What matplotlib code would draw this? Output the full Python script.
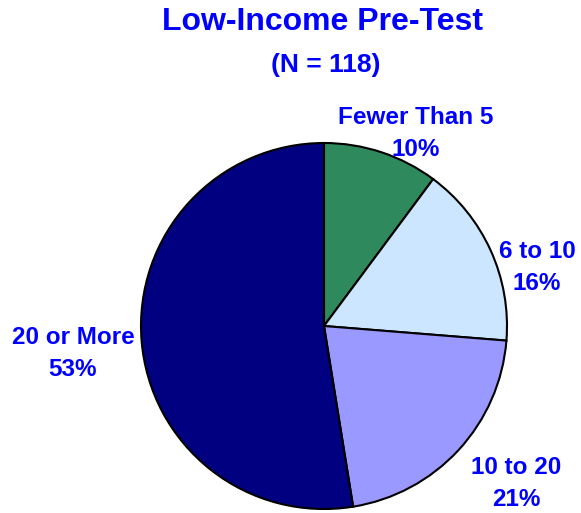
* * *
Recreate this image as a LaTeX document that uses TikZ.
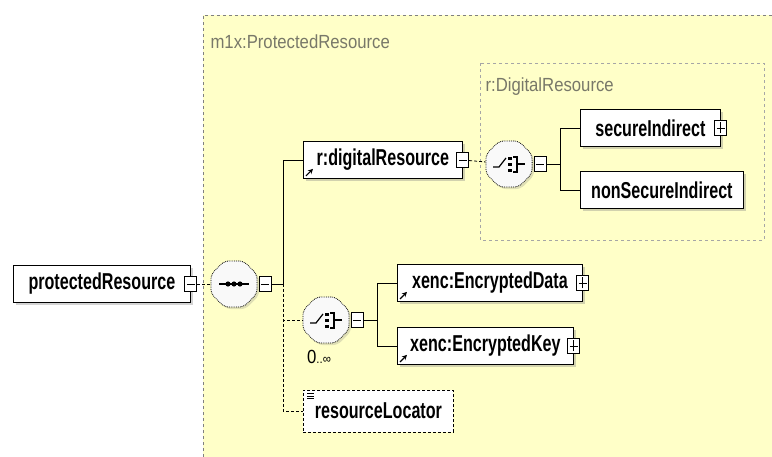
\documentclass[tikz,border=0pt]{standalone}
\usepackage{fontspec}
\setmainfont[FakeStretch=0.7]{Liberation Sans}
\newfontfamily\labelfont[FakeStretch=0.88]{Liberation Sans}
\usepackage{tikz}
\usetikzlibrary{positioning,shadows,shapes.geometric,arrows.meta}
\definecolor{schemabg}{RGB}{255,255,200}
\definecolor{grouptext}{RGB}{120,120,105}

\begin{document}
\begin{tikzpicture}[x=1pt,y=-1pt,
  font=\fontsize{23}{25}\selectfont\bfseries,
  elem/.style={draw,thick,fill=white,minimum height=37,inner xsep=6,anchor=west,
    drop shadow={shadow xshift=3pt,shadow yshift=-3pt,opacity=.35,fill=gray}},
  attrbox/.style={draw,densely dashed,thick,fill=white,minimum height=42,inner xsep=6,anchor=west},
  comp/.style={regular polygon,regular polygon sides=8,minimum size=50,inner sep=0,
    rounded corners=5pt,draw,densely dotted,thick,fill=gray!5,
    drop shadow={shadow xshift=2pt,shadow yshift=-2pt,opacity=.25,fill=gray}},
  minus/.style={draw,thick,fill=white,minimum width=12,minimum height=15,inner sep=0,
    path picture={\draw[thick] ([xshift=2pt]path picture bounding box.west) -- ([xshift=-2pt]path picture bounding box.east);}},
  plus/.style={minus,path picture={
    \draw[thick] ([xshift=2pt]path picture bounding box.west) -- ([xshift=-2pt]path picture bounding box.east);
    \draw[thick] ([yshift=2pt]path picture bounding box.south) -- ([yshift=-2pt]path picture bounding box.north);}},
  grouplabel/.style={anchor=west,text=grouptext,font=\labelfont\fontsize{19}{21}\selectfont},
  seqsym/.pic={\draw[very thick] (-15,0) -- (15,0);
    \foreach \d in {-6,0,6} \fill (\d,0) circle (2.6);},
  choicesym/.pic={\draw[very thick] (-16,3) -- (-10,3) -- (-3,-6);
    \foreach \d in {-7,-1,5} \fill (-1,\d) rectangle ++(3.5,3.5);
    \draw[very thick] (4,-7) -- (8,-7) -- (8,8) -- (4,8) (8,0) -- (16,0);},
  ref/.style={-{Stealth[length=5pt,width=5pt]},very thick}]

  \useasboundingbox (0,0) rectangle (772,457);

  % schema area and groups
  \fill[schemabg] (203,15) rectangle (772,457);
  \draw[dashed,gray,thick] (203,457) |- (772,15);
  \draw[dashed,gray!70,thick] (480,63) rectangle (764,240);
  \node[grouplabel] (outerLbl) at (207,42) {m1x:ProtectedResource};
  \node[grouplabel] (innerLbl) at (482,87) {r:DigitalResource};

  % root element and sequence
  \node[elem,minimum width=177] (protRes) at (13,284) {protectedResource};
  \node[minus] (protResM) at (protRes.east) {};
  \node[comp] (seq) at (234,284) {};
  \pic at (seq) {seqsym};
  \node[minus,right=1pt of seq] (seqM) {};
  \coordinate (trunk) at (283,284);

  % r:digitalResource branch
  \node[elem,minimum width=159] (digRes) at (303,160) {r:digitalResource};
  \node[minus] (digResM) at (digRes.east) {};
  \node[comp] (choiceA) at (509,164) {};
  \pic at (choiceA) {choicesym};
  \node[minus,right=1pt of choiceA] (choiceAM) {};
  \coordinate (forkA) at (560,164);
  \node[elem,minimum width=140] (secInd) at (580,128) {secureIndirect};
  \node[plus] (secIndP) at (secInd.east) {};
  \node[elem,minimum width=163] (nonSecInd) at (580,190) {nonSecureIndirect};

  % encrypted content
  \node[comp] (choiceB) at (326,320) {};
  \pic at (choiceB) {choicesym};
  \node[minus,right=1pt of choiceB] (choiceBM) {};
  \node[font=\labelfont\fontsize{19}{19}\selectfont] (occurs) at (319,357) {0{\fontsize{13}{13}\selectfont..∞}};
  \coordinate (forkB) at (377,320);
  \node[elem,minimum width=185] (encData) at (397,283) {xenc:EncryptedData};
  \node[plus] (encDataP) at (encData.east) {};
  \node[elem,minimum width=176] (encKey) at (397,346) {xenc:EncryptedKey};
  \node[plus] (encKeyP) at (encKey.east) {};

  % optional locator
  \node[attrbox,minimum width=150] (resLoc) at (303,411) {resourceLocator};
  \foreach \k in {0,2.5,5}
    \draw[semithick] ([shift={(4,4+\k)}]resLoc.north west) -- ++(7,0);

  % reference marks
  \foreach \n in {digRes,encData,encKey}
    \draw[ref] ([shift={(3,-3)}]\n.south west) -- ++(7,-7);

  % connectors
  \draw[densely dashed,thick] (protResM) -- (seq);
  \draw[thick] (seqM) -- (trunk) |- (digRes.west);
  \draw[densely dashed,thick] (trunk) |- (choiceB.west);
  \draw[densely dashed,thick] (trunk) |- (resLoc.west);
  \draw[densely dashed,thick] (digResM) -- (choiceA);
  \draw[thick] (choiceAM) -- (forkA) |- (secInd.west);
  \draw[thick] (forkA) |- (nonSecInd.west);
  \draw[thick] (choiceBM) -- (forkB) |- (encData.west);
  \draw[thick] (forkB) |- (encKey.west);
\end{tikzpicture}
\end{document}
--
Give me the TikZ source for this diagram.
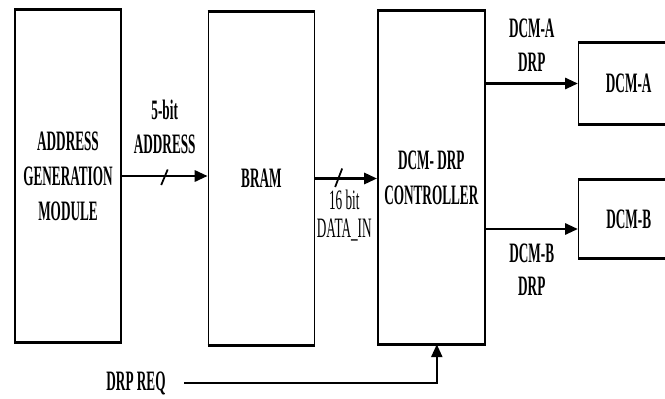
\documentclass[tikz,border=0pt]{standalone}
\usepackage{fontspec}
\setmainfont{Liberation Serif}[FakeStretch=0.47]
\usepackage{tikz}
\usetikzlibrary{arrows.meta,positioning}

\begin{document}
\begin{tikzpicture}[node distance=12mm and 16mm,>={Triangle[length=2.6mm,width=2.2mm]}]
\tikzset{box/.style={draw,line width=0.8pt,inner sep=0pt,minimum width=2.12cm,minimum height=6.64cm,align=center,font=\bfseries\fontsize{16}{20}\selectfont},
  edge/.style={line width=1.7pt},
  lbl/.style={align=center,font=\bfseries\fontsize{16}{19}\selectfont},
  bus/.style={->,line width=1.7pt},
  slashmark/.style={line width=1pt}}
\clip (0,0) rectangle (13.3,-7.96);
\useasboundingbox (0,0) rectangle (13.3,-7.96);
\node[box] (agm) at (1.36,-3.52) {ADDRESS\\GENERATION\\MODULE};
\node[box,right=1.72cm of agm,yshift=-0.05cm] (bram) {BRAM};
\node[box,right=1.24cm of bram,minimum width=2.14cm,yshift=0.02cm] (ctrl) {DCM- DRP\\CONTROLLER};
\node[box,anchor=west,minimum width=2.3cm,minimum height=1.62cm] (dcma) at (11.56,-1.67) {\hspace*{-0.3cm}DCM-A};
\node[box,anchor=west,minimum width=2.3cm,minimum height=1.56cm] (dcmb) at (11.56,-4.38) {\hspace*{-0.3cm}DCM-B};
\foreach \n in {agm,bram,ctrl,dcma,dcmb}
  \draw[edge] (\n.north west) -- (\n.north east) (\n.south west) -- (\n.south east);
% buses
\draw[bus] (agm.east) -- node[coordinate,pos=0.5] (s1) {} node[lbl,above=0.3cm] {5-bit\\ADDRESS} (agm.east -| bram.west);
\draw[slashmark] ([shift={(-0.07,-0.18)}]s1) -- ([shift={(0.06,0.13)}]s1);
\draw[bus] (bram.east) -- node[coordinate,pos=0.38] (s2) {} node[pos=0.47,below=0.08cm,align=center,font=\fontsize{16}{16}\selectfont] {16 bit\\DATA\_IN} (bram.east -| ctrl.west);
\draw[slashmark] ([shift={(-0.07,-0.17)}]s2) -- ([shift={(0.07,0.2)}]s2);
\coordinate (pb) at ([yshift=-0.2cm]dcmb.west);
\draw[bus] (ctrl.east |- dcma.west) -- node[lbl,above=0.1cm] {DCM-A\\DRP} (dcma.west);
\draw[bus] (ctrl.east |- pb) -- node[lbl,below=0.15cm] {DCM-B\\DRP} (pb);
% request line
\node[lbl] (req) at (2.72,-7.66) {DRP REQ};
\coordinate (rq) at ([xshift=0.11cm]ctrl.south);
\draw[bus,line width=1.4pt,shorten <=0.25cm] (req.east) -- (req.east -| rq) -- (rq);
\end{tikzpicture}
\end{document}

WORK REQUIRED: Copy, exactly as they stand, the lines from the one that holds "Recreate this image" to the one that holds "(0,0) rectangle (772,457);", both included, and drop every picture.

WRITTEN ANSWER:
Recreate this image as a LaTeX document that uses TikZ.
\documentclass[tikz,border=0pt]{standalone}
\usepackage{fontspec}
\setmainfont[FakeStretch=0.7]{Liberation Sans}
\newfontfamily\labelfont[FakeStretch=0.88]{Liberation Sans}
\usepackage{tikz}
\usetikzlibrary{positioning,shadows,shapes.geometric,arrows.meta}
\definecolor{schemabg}{RGB}{255,255,200}
\definecolor{grouptext}{RGB}{120,120,105}

\begin{document}
\begin{tikzpicture}[x=1pt,y=-1pt,
  font=\fontsize{23}{25}\selectfont\bfseries,
  elem/.style={draw,thick,fill=white,minimum height=37,inner xsep=6,anchor=west,
    drop shadow={shadow xshift=3pt,shadow yshift=-3pt,opacity=.35,fill=gray}},
  attrbox/.style={draw,densely dashed,thick,fill=white,minimum height=42,inner xsep=6,anchor=west},
  comp/.style={regular polygon,regular polygon sides=8,minimum size=50,inner sep=0,
    rounded corners=5pt,draw,densely dotted,thick,fill=gray!5,
    drop shadow={shadow xshift=2pt,shadow yshift=-2pt,opacity=.25,fill=gray}},
  minus/.style={draw,thick,fill=white,minimum width=12,minimum height=15,inner sep=0,
    path picture={\draw[thick] ([xshift=2pt]path picture bounding box.west) -- ([xshift=-2pt]path picture bounding box.east);}},
  plus/.style={minus,path picture={
    \draw[thick] ([xshift=2pt]path picture bounding box.west) -- ([xshift=-2pt]path picture bounding box.east);
    \draw[thick] ([yshift=2pt]path picture bounding box.south) -- ([yshift=-2pt]path picture bounding box.north);}},
  grouplabel/.style={anchor=west,text=grouptext,font=\labelfont\fontsize{19}{21}\selectfont},
  seqsym/.pic={\draw[very thick] (-15,0) -- (15,0);
    \foreach \d in {-6,0,6} \fill (\d,0) circle (2.6);},
  choicesym/.pic={\draw[very thick] (-16,3) -- (-10,3) -- (-3,-6);
    \foreach \d in {-7,-1,5} \fill (-1,\d) rectangle ++(3.5,3.5);
    \draw[very thick] (4,-7) -- (8,-7) -- (8,8) -- (4,8) (8,0) -- (16,0);},
  ref/.style={-{Stealth[length=5pt,width=5pt]},very thick}]

  \useasboundingbox (0,0) rectangle (772,457);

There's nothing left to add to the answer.